Ved Mehta is a celebrated writer, and a man who overcame severe disability by sheer will power. Born in Lahore in 1934, at the age of four he was blinded by cerebrospinal meningitis. His father, a doctor, was aware that his son had no future in India since most people in India regarded blindness as a curse, a divine retribution for some great sin or crime committed in a past life.
In 1949, Ved was sent to the Arkansas School for the Blind. From there he went to Pomona College in California, a liberal arts institution with a high reputation. Since few books were then published in Braille he needed a fellow student who could read the text books to him. Fortunately, his friend Eugene Rose volunteered to help. Mehta wrote that his friend's readings were so clear that it seemed as if he was "explaining things".
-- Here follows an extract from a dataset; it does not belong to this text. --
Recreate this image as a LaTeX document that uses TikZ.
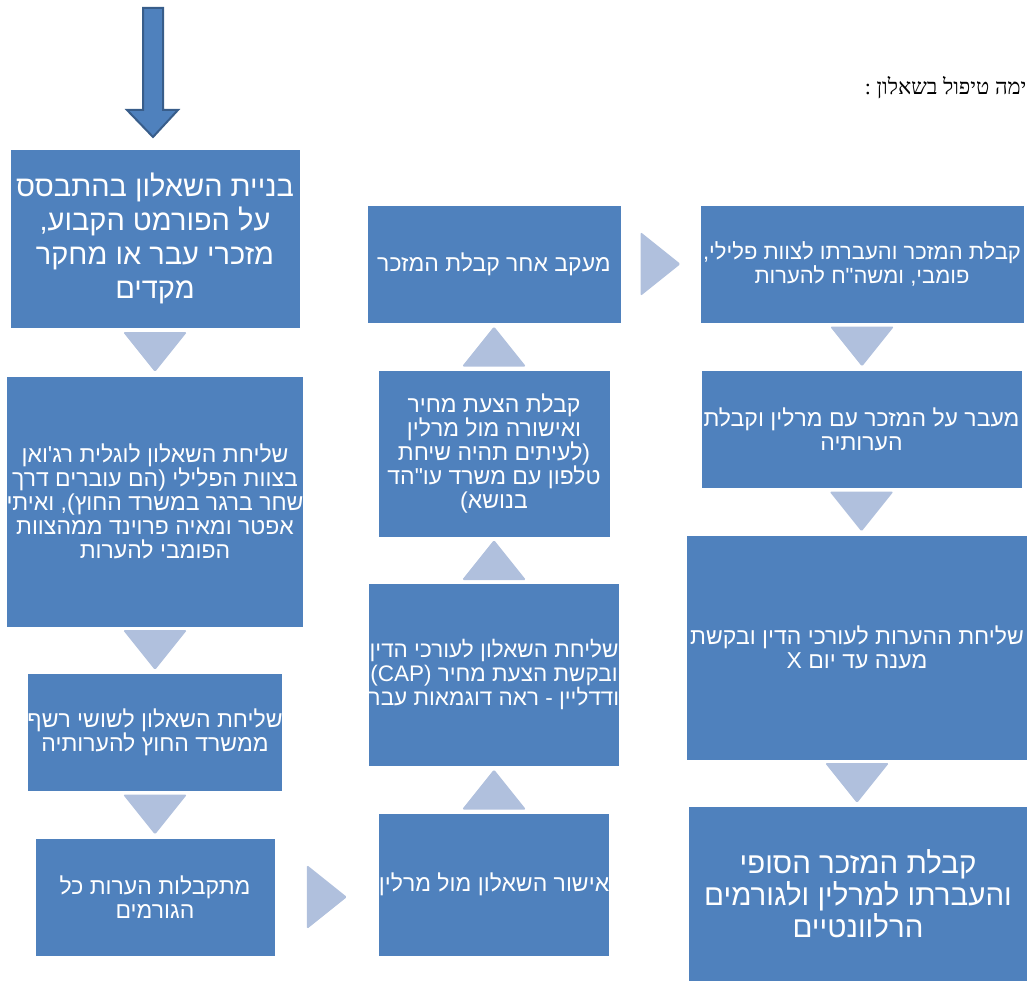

(Rose later became Father Seraphim Rose, a Russian Orthodox hieromonk and a leading figure of the Orthodox Church in USA.)
After Pomona, Mehta went to Balliol College, Oxford and then to Harvard. In 1957, when he was 23, Mehta published his first book Face to Face. It was an account of his struggles and his experiences as a blind man. The book was an instant success. Several books then followed. He became a literary celebrity. As a staff writer at The New Yorker, from 1961 till 1994, he exercised immense influence.
Mehta has written on Indian subjects, and follows Indian politics and the shenanigans of India's leaders. He spoke his mind during the 2014 Jaipur Literary Festival. He said that he could not live in India simply because he did not entertain the idea of living in an anarchy.
Mehta married in 1983. His wife Linn Cary Mehta is descended from the prolific writer James Fenimore Cooper best known for his masterpiece The Last of the Mohicans.
I was an avid reader of Mehta's fiction and non-fiction. When he was in London many years ago, I went to meet him at Holland Park.
In London's Holland Park Reginald Massey, left, chats with fellow Lahore born writer Ved Mehta. 1990s.
We chatted about Lahore, and the book that he was then working on. What surprised me was the speed and confidence with which he rushed up and down the stairs. I could not have kept up with him. I could not believe that the man was actually blind.